Unit investasi dalam unitlink itu sama saja dengan reksadana. Jadi investasinya langsung aja di reksadana Mas. Jadi kalau investasinya Rp 500ribu per bulan atau Rp 6 juta /tahun. Terus asuransinya dibeli terpisah dengan asuransi jiwa term life 10 thn (beserta asuransi kecelakaan), UP Rp 1 M, premi Rp 4 juta /tahun. Jadi dengan bayar Rp 10 juta / tahun saya dapat UP lebih besar, investasi saya di reksadana cuma dipotong 0% - 2% subscription fee. Tadi Mas kasih saya ilustrasi Rp 12 juta /tahun, UP cuma Rp 280 juta, unit investasi dipotong fee 5% dan tahun-tahun pertama gak langsung masuk ke unit investasinya.

Donny> Sebenarnya, ada dua perbedaan lho Mbak. Yang pertama, jika mau beli reksa dana, Mbak harus menyediakan dana awal yang cukup besar. Reksa dana kan bermacam-macam, ada yang baru sehingga resiko tinggi, ada juga yang dana kelolaannya sudah besar sehingga resiko lebih rendah.
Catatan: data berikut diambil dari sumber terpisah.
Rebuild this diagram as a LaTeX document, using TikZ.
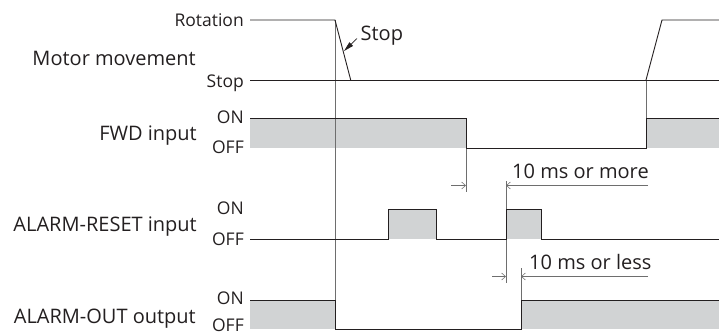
\documentclass[tikz,border=0pt]{standalone}
\usepackage{fontspec}
\setmainfont{Open Sans}
\usetikzlibrary{arrows.meta}
\definecolor{sig}{RGB}{35,31,32}
\definecolor{fillg}{RGB}{209,211,212}
\definecolor{extg}{RGB}{110,110,110}
\begin{document}
\begin{tikzpicture}[x=1pt,y=-1pt,
  sigline/.style={draw=sig,line width=0.9pt,line join=miter},
  ext/.style={draw=extg,line width=0.55pt},
  grayfill/.style={fill=fillg,draw=none},
  biglabel/.style={anchor=base east,font=\fontsize{20}{22}\selectfont,text=sig,inner sep=0pt},
  smalllabel/.style={anchor=base east,font=\fontsize{17.5}{19}\selectfont,text=sig,inner sep=0pt},
  dimtip/.style={-{Straight Barb[length=4pt,width=7pt]}}
]
\useasboundingbox (0,0) rectangle (719,333);

% labels
\node[smalllabel] (rot) at (244,26.5) {Rotation};
\node[smalllabel] (stopl) at (244,87.5) {Stop};
\node[biglabel] (mm) at (196,65) {Motor movement};
\node[smalllabel] (fon) at (244,123.5) {ON};
\node[smalllabel] (foff) at (244,153) {OFF};
\node[biglabel] (fwd) at (197,140) {FWD input};
\node[smalllabel] (aron) at (244,214) {ON};
\node[smalllabel] (aroff) at (244,245) {OFF};
\node[biglabel] (ar) at (197,231.5) {ALARM-RESET input};
\node[smalllabel] (aoon) at (244,304.5) {ON};
\node[smalllabel] (aooff) at (244,331.5) {OFF};
\node[biglabel] (ao) at (196,323) {ALARM-OUT output};
\node[biglabel,anchor=base west] (stopa) at (360.5,40) {Stop};
\node[biglabel,anchor=base west] (more) at (512,178) {10 ms or more};
\node[biglabel,anchor=base west] (less) at (529,269) {10 ms or less};

% gray fills
\fill[fillg] (250,118) rectangle (466,148);
\fill[fillg] (646,118) rectangle (719,148);
\fill[fillg] (388,209) rectangle (436,239);
\fill[fillg] (506,209) rectangle (541,239);
\fill[fillg] (250,300) rectangle (335,329);
\fill[fillg] (521,300) rectangle (719,329);

% extension lines
\draw[ext] (335,20) -- (335,300);
\draw[ext] (466,148) -- (466,192);
\draw[ext] (506,181) -- (506,283);
\draw[ext] (521,268) -- (521,300);
\draw[ext] (646,80) -- (646,118);

% dimensions
\coordinate (m1) at (451,185.5);
\coordinate (m2) at (466,185.5);
\coordinate (m3) at (506,185.5);
\coordinate (m4) at (648,185.5);
\draw[ext,dimtip] (m1) -- (m2);
\draw[ext,dimtip] (m4) -- (m3);
\coordinate (l1) at (492,276.5);
\coordinate (l2) at (506,276.5);
\coordinate (l3) at (521,276.5);
\coordinate (l4) at (648,276.5);
\draw[ext,dimtip] (l1) -- (l2);
\draw[ext,dimtip] (l4) -- (l3);

% motor
\draw[sigline] (250,20) -- (335,20) -- (350.7,80);
\draw[sigline] (250,80) -- (719,80);
\draw[sigline] (646,80) -- (662,20) -- (719,20);
\coordinate (stoptip) at (344,51);
\draw[draw=sig,line width=0.7pt,-{Triangle[length=10pt,width=5pt]}] ([xshift=-3.5pt,yshift=1.5pt]stopa.base west) -- (stoptip);

% FWD
\draw[sigline] (250,118) -- (466,118) -- (466,148) -- (646,148) -- (646,118) -- (719,118);
% ALARM-RESET
\draw[sigline] (250,239) -- (388,239) -- (388,209) -- (436,209) -- (436,239) -- (506,239) -- (506,209) -- (541,209) -- (541,239) -- (719,239);
% ALARM-OUT
\draw[sigline] (250,300) -- (335,300) -- (335,329) -- (521,329) -- (521,300) -- (719,300);
\end{tikzpicture}
\end{document}
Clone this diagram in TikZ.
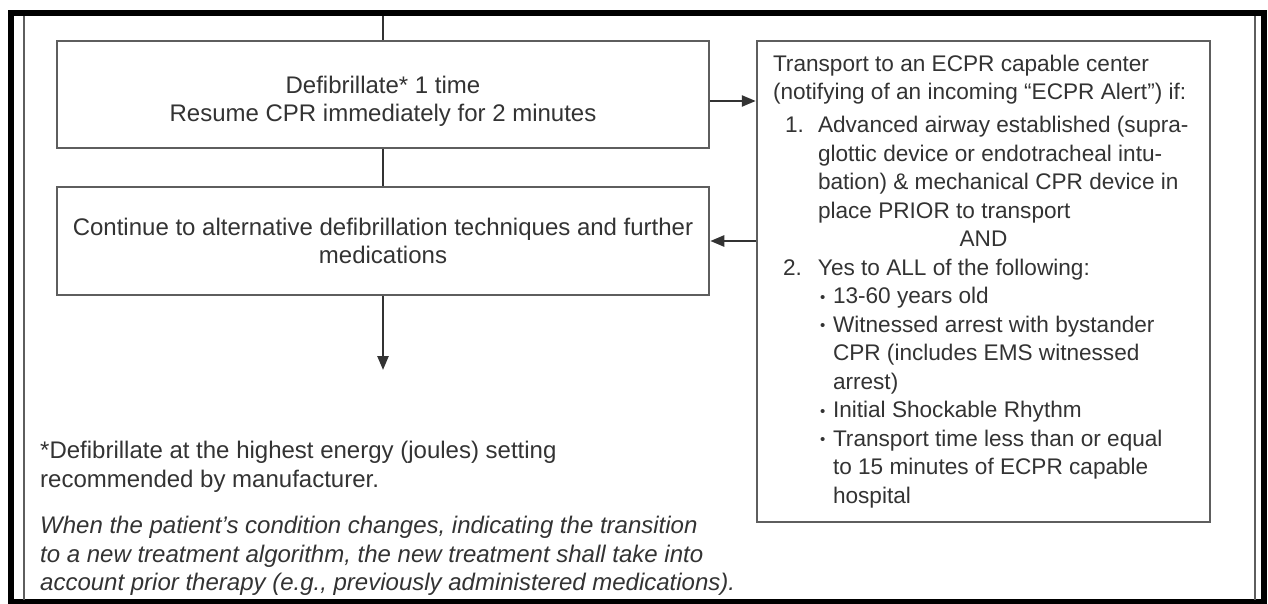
\documentclass[tikz,border=0pt]{standalone}
\usepackage{fontspec}
\setmainfont{Liberation Sans}
\usetikzlibrary{arrows.meta}
\definecolor{inkgray}{HTML}{333333}
\definecolor{framegray}{HTML}{5E5E5E}
\newcommand{\dotitem}{\makebox[13pt][l]{\raisebox{1.5pt}{\fontsize{15}{15}\selectfont\textbullet}}}
\begin{document}
\begin{tikzpicture}[x=1pt,y=-1pt,
        every node/.style={font=\fontsize{24}{28.5}\selectfont, text=inkgray},
        box/.style={draw=framegray, line width=2.5pt, inner sep=0pt},
        link/.style={draw=inkgray, line width=2.5pt},
        flow/.style={link, -{Triangle[length=14pt,width=11pt]}}]
    \fill[white] (0,0) rectangle (1268,604);
    \useasboundingbox (0,0) rectangle (1268,604);
    \draw[line width=6pt] (11,13.5) rectangle (1263.5,602);
    \draw[framegray, line width=2.5pt] (24,16) -- (24,600);
    \draw[framegray, line width=2.5pt] (1255,16) -- (1255,600);

    \node[box, align=center, minimum width=652pt, minimum height=107pt] (defib) at (383,94.5)
        {\rule{0pt}{31pt}Defibrillate* 1 time\\Resume CPR immediately for 2 minutes};
    \node[box, align=center, minimum width=652pt, minimum height=108pt] (altern) at (383,241)
        {Continue to alternative defibrillation techniques and further\\medications};
    \node[box, align=left, inner xsep=16pt, minimum width=453pt, minimum height=481pt,
          font=\fontsize{22.6}{28.5}\selectfont] (ecpr) at (983.5,281.5)
        {Transport to an ECPR capable center\\
         (notifying of an incoming “ECPR Alert”) if:\\[4.5pt]
         \hspace*{12pt}\makebox[33pt][l]{1.}Advanced airway established (supra-\\
         \hspace*{45pt}glottic device or endotracheal intu-\\
         \hspace*{45pt}bation) \& mechanical CPR device in\\
         \hspace*{45pt}place PRIOR to transport\\
         \makebox[421pt]{AND}\\
         \hspace*{10pt}\makebox[35pt][l]{2.}Yes to ALL of the following:\\
         \hspace*{47pt}\dotitem 13-60 years old\\
         \hspace*{47pt}\dotitem Witnessed arrest with bystander\\
         \hspace*{60pt}CPR (includes EMS witnessed\\
         \hspace*{60pt}arrest)\\
         \hspace*{47pt}\dotitem Initial Shockable Rhythm\\
         \hspace*{47pt}\dotitem Transport time less than or equal\\
         \hspace*{60pt}to 15 minutes of ECPR capable\\
         \hspace*{60pt}hospital};

    \node[align=left, anchor=north west, inner sep=0pt] (note) at (40,441)
        {*Defibrillate at the highest energy (joules) setting\\recommended by manufacturer.};
    \node[align=left, anchor=north west, inner sep=0pt, font=\fontsize{24}{28.5}\selectfont\itshape] (remark) at (40,516)
        {When the patient’s condition changes, indicating the transition\\
         to a new treatment algorithm, the new treatment shall take into\\
         account prior therapy (e.g., previously administered medications).};

    \coordinate (entry) at (383,16);
    \coordinate (onward) at (383,370);
    \draw[link] (entry) -- (defib);
    \draw[link] (defib) -- (altern);
    \draw[flow] (altern) -- (onward);
    \draw[flow] ([yshift=-6.5pt]defib.east) -- ([yshift=-6.5pt]defib.east -| ecpr.west);
    \draw[flow] (ecpr.west |- altern.east) -- (altern.east);
\end{tikzpicture}
\end{document}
Reksa dana yang resikonya lebih rendah ini tidak dijual di semua bank, hanya di bank besar. Untuk mendapatkannya, Mbak harus menaruh dana puluhan juta. Kalau melalui unit link, Mbak bisa mendapatkan reksa dana yang sama, tetapi dengan dana setoran awal yang jauh lebih rendah, hanya ratusan ribu Rupiah saja.

Yang kedua, waktu masukin reksa dana memang hanya dipotong 0%-2% (dibandingkan 5% di unit link), tetapi untuk mencairkan reksa dana itu kelak, kena biaya 0,5% dari total dana yang dicairkan. Demikian juga kalau mau melakukan pemindahan dana (switching), di reksa dana dikenakan biaya 0,5% setiap kali melakukannya. Biaya penarikan dan pemindahan di unit link bisa gratis sampai batas tertentu.
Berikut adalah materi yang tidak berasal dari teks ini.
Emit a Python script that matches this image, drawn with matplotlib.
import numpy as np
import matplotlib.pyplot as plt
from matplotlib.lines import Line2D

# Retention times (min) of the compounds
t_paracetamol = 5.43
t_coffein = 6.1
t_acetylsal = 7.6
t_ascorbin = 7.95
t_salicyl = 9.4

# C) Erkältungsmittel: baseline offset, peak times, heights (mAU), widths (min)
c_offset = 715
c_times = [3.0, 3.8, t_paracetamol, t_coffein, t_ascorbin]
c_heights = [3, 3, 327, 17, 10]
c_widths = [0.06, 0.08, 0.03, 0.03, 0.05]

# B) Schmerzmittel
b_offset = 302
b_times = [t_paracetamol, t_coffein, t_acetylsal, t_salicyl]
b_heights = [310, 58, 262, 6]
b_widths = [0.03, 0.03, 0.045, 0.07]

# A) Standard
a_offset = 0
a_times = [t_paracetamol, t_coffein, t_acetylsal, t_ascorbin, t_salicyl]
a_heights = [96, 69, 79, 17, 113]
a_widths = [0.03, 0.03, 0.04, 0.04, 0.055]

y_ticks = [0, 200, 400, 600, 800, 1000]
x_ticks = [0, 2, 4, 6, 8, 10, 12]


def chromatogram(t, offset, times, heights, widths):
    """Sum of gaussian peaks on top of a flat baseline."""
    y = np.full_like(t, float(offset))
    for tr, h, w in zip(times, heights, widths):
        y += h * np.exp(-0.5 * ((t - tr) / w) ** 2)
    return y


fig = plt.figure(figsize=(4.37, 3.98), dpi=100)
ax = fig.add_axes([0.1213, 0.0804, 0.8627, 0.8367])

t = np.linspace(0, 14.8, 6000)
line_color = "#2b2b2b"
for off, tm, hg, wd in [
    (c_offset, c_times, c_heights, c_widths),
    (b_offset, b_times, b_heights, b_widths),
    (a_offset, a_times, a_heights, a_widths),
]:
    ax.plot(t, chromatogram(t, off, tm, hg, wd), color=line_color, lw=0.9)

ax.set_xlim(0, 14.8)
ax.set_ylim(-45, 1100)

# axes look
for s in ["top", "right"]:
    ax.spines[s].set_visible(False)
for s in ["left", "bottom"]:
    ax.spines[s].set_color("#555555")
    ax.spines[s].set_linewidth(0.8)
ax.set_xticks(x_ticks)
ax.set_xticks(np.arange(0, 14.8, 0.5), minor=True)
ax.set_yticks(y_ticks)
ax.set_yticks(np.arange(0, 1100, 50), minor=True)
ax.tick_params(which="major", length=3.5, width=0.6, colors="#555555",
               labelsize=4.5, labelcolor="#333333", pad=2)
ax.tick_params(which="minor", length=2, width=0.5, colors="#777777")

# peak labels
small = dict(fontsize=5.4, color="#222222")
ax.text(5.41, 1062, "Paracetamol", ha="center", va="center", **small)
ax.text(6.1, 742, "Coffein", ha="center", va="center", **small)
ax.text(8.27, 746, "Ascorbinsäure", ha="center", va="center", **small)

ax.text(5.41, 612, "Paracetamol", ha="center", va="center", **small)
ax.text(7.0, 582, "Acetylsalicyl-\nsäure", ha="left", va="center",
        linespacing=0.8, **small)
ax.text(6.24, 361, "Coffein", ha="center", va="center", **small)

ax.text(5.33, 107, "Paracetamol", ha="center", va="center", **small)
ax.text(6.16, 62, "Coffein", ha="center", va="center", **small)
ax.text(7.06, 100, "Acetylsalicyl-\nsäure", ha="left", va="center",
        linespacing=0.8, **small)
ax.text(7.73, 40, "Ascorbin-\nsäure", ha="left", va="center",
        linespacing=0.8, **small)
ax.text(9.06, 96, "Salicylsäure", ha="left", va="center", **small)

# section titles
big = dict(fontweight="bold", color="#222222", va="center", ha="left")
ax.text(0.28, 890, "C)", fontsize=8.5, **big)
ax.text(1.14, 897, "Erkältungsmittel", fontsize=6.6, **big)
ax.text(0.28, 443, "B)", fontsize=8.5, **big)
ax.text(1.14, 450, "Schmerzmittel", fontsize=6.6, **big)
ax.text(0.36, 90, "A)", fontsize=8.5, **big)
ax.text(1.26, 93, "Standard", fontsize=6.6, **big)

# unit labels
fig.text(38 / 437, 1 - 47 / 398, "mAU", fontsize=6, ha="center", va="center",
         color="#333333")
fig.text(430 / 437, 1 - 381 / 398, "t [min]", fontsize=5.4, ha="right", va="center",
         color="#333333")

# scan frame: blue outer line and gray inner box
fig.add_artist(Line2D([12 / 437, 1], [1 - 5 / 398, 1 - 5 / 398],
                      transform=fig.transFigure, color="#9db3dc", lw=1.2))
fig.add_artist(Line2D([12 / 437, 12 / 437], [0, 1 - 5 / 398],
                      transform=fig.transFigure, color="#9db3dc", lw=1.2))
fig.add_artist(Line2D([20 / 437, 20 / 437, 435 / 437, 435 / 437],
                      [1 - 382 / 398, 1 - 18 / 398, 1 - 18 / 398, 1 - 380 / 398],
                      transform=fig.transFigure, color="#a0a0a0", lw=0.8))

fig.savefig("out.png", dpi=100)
Di tahun-tahun awal memang ada biaya pada unit link, tetapi itu bukan biaya investasi, melainkan biaya akuisisi asuransi. Biaya akuisisi selalu ada pada setiap produk asuransi; hanya dalam halnya unit link, seluruh biaya akuisisi asuransi dipungut di muka, setelah itu tidak ada biaya lagi. Kalau Mbak mengambil Asuransi Term Life, setiap kali Mbak membayar premi, setiap kali pula Mbak bayar biaya akuisisi, alias komisi agen.

Oh Term life, itu kan traditional Mbak. Kami udah gak jual itu.

Kenapa dong gak mau jual? Mau traditional atau modern gak masalah Mas. Yang penting produknya membuat Financial Plan saya efisien. Dengan mengeluarkan uang yang lebih sedikit, saya dapat lebih banyak coverage dan unit investasi yang saya dapatkan lebih banyak, gak dipotong-potong fee terlalu banyak. Ini belum ngomongin return lho.

Donny> Wah, sayang sekali kalau perusahaan Anda ngga jual itu lagi. Kalau perusahaan saya sih masih memasarkannya, sebagai bagian dari Perencanaan Keuangan yang baik. Soal fee, semua asuransi ada fee nya, yang besarnya kurang lebih sama saja. Hanya cara memungutnya yang berbeda, kalau Anda tahu bedanya…

Term life kan gak ada nilai tunainya Mbak? Terus kalau sudah tua, umur 55 misalnya, jadi mahal kan preminya Mbak.

Saya perlu asuransi jiwa untuk perlindungan jika terjadi hal-hal yang tidak diinginkan. Saya tidak beli asuransi untuk cari nilai tunai. Semua nilai tunai tercapai dengan investasi yang sistematik. Saya membuat Financial Plan keluarga saya lengkap dengan Dana Darurat dan investasi dibagi berdasarkan tujuan. Jadi keperluan asuransi pun harus direview tiap tahun.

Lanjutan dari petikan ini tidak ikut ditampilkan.